It was not always so. My father was a very intelligent, physically fit and mentally agile man. At home, he would always be fixing things, though his projects were never sophisticated or beautifully finished. They were manifested merely to fulfil a function, and invariably the DIY job ended up with wheels on it. It was a standing joke.
And somehow, out of five children, I was always the goafer, mostly willing. Fetching, holding, sorting, fixing. But then, I didn’t often have a choice. I just did it. I’m very thankful for it. Those skills have served me well time and again getting things done without having to wait around for someone else to fix it for me. At times, worryingly. Like when I got fed up waiting and decided to drill holes and put a mirror up, but the light kept switching on and off. It was the light switch meeting a fate that I could have too. That was a few years ago. I blame it on post pregnancy brain.

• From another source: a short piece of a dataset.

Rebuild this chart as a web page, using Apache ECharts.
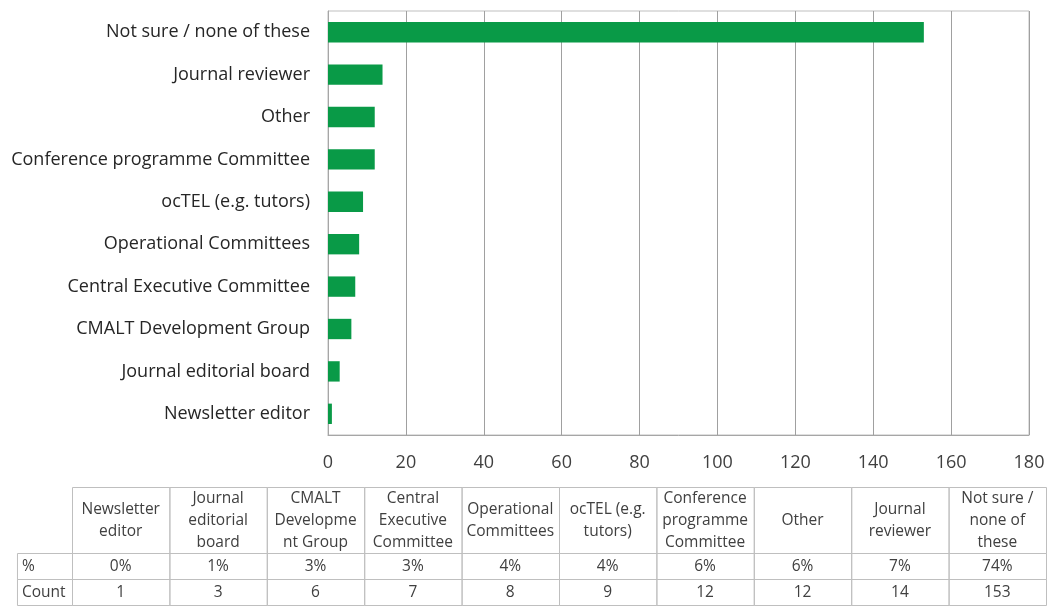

It is the first day of half term today. The rain has wrecked our plans for various reasons, and somehow we have all drifted aimlessly in and out of a frustrated fog. As the children have grown older, I have made fewer projects with them. We could have been more constructive today. There is an upside though - we chatted. And having expressed annoyance at ‘women generally abusing the feminist movement and thinking all men are pigs’, my sons concluded that I was okay because I ‘get on with things’.
But I was made to promise never, ever to say ‘I’m always happy to get my tool kit out’.